The hearing officer determined that although the self-insured did not contest compensability on or before the 60th day after being notified of the injury, its contest is based on newly discovered evidence that could not have been reasonably discovered at an earlier date. After review of the record and the complained-of determination, we have concluded that there is sufficient legal and factual support for the hearing officer’s decision. Cain v. Bain, 709 S.W.2d 175, 176 (Tex. 1986). Accordingly we affirm that part of the hearing officer’s decision and order.
At the CCH the parties agreed to add the issue “Did the claimant sustain an injury in the course and scope of her employment with [self-insured] on March 6, 2001?” However, the hearing officer made no findings of fact or conclusions of law with respect to that issue even though it was agreed to and litigated during the course of the CCH. Consequently we remand this case back to the hearing officer to make the appropriate findings on that issue.
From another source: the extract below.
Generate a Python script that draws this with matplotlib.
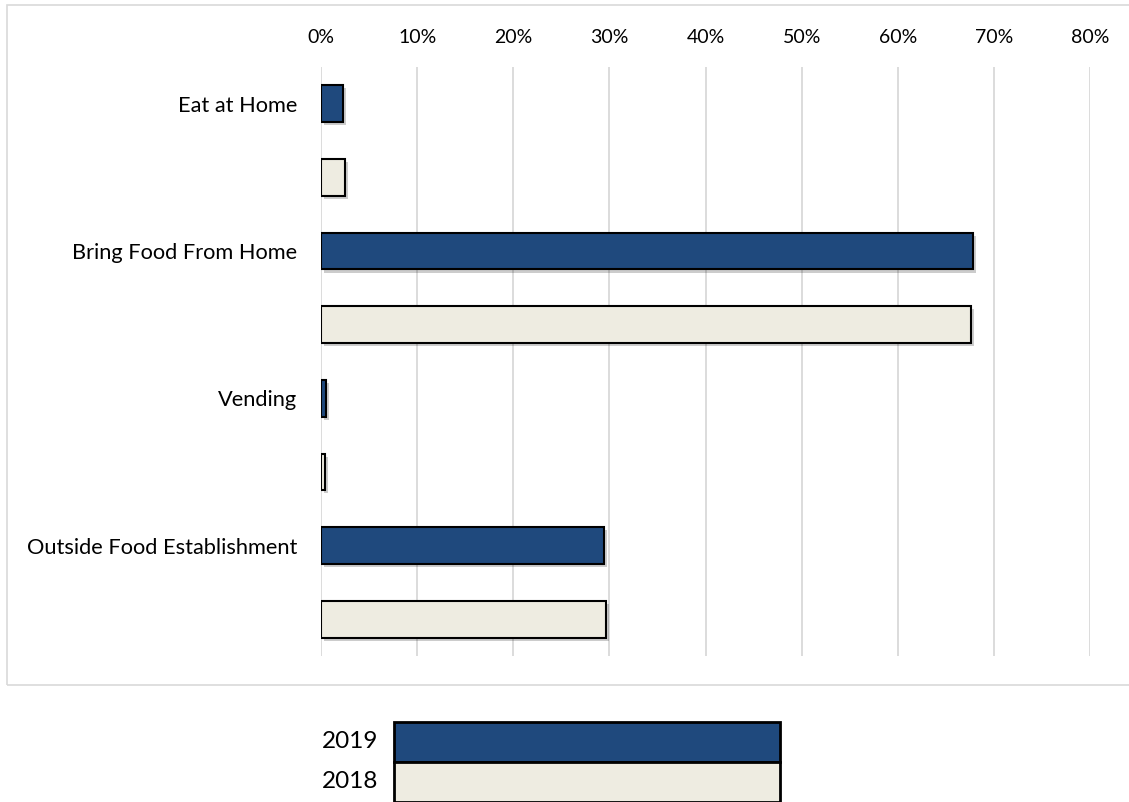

Pending resolution of the remand, a final decision has not been made in this case. However, since reversal and remand necessitate the issuance of a new decision and order by the hearing officer, a party who wishes to appeal from such new decision must file a request for review not later than 15 days after the date on which such new decision is received from the Texas Workers’ compensation Commission’s Division of Hearings, pursuant to Section 410.202 which was amended June 17, 2001, to exclude Saturdays and Sundays and holidays listed in Section 662.003 of the Texas Government Code in the computation of the 15-day appeal and response periods. See Texas Workers’ Compensation Commission Appeal No. 92642, decided January 20, 1993.
The true corporate name of the insurance carrier is CITY PUBLIC SERVICE and the name and address of its registered agent for service of process is
JUAN YBARRA
145 NAVARRO
SAN ANTONIO, TEXAS 78205.
Roy L. Warren – Appeals Judge
CONCUR:
Judy L. S. Barnes – Appeals Judge
CONCURRING OPINION:
I concur with the decision of the majority but write separately to emphasize that it was incumbent upon the hearing officer to resolve the issue of compensability once she determined that there was newly discovered evidence that permitted the appellant/cross-respondent (carrier) to reopen the issue of compensability. That is, even if the parties had not agreed to litigate the issue of compensability in this case, the hearing officer still would have had to decide that issue once she decided the issue of reopening in favor of the carrier.